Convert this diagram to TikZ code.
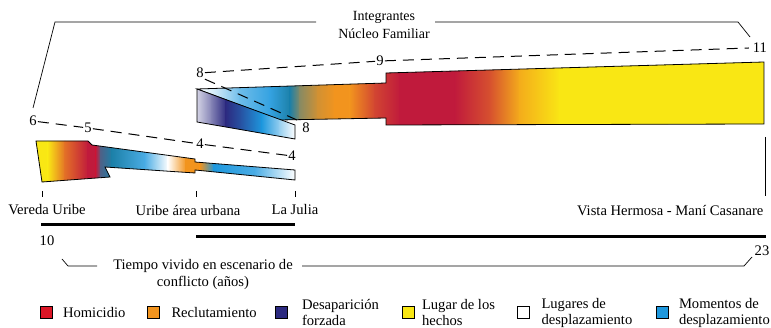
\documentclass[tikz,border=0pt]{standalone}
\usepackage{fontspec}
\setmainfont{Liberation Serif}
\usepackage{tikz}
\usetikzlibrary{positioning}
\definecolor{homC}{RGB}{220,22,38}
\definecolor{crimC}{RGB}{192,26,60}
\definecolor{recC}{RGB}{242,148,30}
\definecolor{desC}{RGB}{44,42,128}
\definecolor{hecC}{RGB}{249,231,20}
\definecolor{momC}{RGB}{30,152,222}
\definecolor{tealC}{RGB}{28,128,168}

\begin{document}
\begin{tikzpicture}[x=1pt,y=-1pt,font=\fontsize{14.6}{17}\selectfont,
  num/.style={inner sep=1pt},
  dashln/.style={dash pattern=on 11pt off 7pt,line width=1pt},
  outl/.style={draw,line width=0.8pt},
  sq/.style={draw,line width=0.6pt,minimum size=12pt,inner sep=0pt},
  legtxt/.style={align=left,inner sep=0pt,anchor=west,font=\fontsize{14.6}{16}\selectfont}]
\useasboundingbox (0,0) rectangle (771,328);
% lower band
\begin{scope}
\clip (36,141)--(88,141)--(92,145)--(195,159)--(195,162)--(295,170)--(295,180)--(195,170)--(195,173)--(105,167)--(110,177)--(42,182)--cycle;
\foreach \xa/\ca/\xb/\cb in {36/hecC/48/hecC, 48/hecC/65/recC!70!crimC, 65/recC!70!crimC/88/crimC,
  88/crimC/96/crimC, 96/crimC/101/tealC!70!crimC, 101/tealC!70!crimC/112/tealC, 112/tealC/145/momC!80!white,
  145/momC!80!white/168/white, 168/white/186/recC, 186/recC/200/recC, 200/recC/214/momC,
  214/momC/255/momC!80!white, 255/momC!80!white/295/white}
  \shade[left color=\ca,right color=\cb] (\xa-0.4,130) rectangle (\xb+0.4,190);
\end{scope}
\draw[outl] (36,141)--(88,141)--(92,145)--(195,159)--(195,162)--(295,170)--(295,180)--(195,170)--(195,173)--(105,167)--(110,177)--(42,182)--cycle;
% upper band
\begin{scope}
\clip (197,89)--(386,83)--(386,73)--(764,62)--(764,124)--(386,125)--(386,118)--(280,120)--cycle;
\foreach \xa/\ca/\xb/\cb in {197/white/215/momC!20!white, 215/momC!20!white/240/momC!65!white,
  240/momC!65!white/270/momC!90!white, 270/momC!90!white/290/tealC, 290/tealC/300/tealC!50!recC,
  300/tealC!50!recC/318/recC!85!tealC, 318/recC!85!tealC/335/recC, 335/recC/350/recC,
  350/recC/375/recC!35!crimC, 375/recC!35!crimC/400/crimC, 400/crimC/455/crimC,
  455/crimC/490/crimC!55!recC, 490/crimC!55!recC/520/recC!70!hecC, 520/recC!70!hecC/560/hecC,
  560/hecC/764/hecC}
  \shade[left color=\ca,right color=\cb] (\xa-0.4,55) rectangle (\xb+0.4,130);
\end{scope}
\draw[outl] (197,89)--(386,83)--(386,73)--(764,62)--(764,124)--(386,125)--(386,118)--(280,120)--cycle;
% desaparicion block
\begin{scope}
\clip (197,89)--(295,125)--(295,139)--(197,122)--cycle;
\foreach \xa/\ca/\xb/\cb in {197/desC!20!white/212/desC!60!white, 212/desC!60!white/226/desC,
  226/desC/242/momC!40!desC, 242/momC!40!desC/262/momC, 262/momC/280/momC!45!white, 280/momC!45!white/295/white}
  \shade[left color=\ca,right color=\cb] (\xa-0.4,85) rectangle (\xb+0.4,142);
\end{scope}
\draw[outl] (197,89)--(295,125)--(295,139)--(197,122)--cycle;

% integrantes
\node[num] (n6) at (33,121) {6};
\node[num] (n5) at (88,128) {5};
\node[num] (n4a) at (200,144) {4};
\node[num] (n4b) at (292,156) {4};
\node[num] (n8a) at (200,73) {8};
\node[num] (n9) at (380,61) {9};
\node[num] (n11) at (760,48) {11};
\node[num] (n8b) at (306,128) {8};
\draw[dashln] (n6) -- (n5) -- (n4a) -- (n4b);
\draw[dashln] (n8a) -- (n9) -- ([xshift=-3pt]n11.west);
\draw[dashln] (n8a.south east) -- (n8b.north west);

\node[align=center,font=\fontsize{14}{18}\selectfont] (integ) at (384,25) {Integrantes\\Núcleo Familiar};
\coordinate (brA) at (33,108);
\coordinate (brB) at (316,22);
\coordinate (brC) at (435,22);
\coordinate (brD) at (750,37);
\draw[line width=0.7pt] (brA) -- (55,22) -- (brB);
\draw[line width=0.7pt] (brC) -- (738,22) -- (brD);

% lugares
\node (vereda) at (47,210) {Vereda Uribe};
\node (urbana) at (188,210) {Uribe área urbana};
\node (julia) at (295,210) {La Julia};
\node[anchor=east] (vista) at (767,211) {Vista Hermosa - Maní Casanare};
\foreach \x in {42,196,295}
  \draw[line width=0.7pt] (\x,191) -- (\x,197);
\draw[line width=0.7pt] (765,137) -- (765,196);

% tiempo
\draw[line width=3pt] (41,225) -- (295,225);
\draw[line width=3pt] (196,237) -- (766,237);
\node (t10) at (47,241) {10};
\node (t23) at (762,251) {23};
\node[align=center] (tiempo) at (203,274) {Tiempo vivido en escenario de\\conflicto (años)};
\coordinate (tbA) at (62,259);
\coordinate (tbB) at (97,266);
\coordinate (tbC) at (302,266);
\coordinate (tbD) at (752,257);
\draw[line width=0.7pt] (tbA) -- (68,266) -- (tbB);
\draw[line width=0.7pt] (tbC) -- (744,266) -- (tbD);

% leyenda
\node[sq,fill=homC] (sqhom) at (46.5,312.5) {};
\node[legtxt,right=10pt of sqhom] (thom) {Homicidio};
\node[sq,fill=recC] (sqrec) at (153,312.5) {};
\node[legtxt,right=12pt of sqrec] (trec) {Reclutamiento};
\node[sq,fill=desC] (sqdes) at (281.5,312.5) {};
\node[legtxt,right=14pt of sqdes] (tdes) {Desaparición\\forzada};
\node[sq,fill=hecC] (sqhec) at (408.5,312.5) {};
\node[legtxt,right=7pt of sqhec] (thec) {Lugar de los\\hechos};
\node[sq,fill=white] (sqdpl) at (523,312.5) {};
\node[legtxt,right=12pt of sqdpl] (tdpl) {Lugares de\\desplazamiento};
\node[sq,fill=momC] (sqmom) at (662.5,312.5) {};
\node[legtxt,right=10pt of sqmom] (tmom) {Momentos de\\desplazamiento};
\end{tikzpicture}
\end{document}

########

Without the pictures, write out all of the material exactly.

Convert this diagram to TikZ code.
\documentclass[tikz,border=0pt]{standalone}
\usepackage{fontspec}
\setmainfont{Liberation Serif}
\usepackage{tikz}
\usetikzlibrary{positioning}
\definecolor{homC}{RGB}{220,22,38}
\definecolor{crimC}{RGB}{192,26,60}
\definecolor{recC}{RGB}{242,148,30}
\definecolor{desC}{RGB}{44,42,128}
\definecolor{hecC}{RGB}{249,231,20}
\definecolor{momC}{RGB}{30,152,222}
\definecolor{tealC}{RGB}{28,128,168}

\begin{document}
\begin{tikzpicture}[x=1pt,y=-1pt,font=\fontsize{14.6}{17}\selectfont,
  num/.style={inner sep=1pt},
  dashln/.style={dash pattern=on 11pt off 7pt,line width=1pt},
  outl/.style={draw,line width=0.8pt},
  sq/.style={draw,line width=0.6pt,minimum size=12pt,inner sep=0pt},
  legtxt/.style={align=left,inner sep=0pt,anchor=west,font=\fontsize{14.6}{16}\selectfont}]
\useasboundingbox (0,0) rectangle (771,328);
% lower band
\begin{scope}
\clip (36,141)--(88,141)--(92,145)--(195,159)--(195,162)--(295,170)--(295,180)--(195,170)--(195,173)--(105,167)--(110,177)--(42,182)--cycle;
\foreach \xa/\ca/\xb/\cb in {36/hecC/48/hecC, 48/hecC/65/recC!70!crimC, 65/recC!70!crimC/88/crimC,
  88/crimC/96/crimC, 96/crimC/101/tealC!70!crimC, 101/tealC!70!crimC/112/tealC, 112/tealC/145/momC!80!white,
  145/momC!80!white/168/white, 168/white/186/recC, 186/recC/200/recC, 200/recC/214/momC,
  214/momC/255/momC!80!white, 255/momC!80!white/295/white}
  \shade[left color=\ca,right color=\cb] (\xa-0.4,130) rectangle (\xb+0.4,190);
\end{scope}
\draw[outl] (36,141)--(88,141)--(92,145)--(195,159)--(195,162)--(295,170)--(295,180)--(195,170)--(195,173)--(105,167)--(110,177)--(42,182)--cycle;
% upper band
\begin{scope}
\clip (197,89)--(386,83)--(386,73)--(764,62)--(764,124)--(386,125)--(386,118)--(280,120)--cycle;
\foreach \xa/\ca/\xb/\cb in {197/white/215/momC!20!white, 215/momC!20!white/240/momC!65!white,
  240/momC!65!white/270/momC!90!white, 270/momC!90!white/290/tealC, 290/tealC/300/tealC!50!recC,
  300/tealC!50!recC/318/recC!85!tealC, 318/recC!85!tealC/335/recC, 335/recC/350/recC,
  350/recC/375/recC!35!crimC, 375/recC!35!crimC/400/crimC, 400/crimC/455/crimC,
  455/crimC/490/crimC!55!recC, 490/crimC!55!recC/520/recC!70!hecC, 520/recC!70!hecC/560/hecC,
  560/hecC/764/hecC}
  \shade[left color=\ca,right color=\cb] (\xa-0.4,55) rectangle (\xb+0.4,130);
\end{scope}
\draw[outl] (197,89)--(386,83)--(386,73)--(764,62)--(764,124)--(386,125)--(386,118)--(280,120)--cycle;
% desaparicion block
\begin{scope}
\clip (197,89)--(295,125)--(295,139)--(197,122)--cycle;
\foreach \xa/\ca/\xb/\cb in {197/desC!20!white/212/desC!60!white, 212/desC!60!white/226/desC,
  226/desC/242/momC!40!desC, 242/momC!40!desC/262/momC, 262/momC/280/momC!45!white, 280/momC!45!white/295/white}
  \shade[left color=\ca,right color=\cb] (\xa-0.4,85) rectangle (\xb+0.4,142);
\end{scope}
\draw[outl] (197,89)--(295,125)--(295,139)--(197,122)--cycle;

% integrantes
\node[num] (n6) at (33,121) {6};
\node[num] (n5) at (88,128) {5};
\node[num] (n4a) at (200,144) {4};
\node[num] (n4b) at (292,156) {4};
\node[num] (n8a) at (200,73) {8};
\node[num] (n9) at (380,61) {9};
\node[num] (n11) at (760,48) {11};
\node[num] (n8b) at (306,128) {8};
\draw[dashln] (n6) -- (n5) -- (n4a) -- (n4b);
\draw[dashln] (n8a) -- (n9) -- ([xshift=-3pt]n11.west);
\draw[dashln] (n8a.south east) -- (n8b.north west);

\node[align=center,font=\fontsize{14}{18}\selectfont] (integ) at (384,25) {Integrantes\\Núcleo Familiar};
\coordinate (brA) at (33,108);
\coordinate (brB) at (316,22);
\coordinate (brC) at (435,22);
\coordinate (brD) at (750,37);
\draw[line width=0.7pt] (brA) -- (55,22) -- (brB);
\draw[line width=0.7pt] (brC) -- (738,22) -- (brD);

% lugares
\node (vereda) at (47,210) {Vereda Uribe};
\node (urbana) at (188,210) {Uribe área urbana};
\node (julia) at (295,210) {La Julia};
\node[anchor=east] (vista) at (767,211) {Vista Hermosa - Maní Casanare};
\foreach \x in {42,196,295}
  \draw[line width=0.7pt] (\x,191) -- (\x,197);
\draw[line width=0.7pt] (765,137) -- (765,196);

% tiempo
\draw[line width=3pt] (41,225) -- (295,225);
\draw[line width=3pt] (196,237) -- (766,237);
\node (t10) at (47,241) {10};
\node (t23) at (762,251) {23};
\node[align=center] (tiempo) at (203,274) {Tiempo vivido en escenario de\\conflicto (años)};
\coordinate (tbA) at (62,259);
\coordinate (tbB) at (97,266);
\coordinate (tbC) at (302,266);
\coordinate (tbD) at (752,257);
\draw[line width=0.7pt] (tbA) -- (68,266) -- (tbB);
\draw[line width=0.7pt] (tbC) -- (744,266) -- (tbD);

% leyenda
\node[sq,fill=homC] (sqhom) at (46.5,312.5) {};
\node[legtxt,right=10pt of sqhom] (thom) {Homicidio};
\node[sq,fill=recC] (sqrec) at (153,312.5) {};
\node[legtxt,right=12pt of sqrec] (trec) {Reclutamiento};
\node[sq,fill=desC] (sqdes) at (281.5,312.5) {};
\node[legtxt,right=14pt of sqdes] (tdes) {Desaparición\\forzada};
\node[sq,fill=hecC] (sqhec) at (408.5,312.5) {};
\node[legtxt,right=7pt of sqhec] (thec) {Lugar de los\\hechos};
\node[sq,fill=white] (sqdpl) at (523,312.5) {};
\node[legtxt,right=12pt of sqdpl] (tdpl) {Lugares de\\desplazamiento};
\node[sq,fill=momC] (sqmom) at (662.5,312.5) {};
\node[legtxt,right=10pt of sqmom] (tmom) {Momentos de\\desplazamiento};
\end{tikzpicture}
\end{document}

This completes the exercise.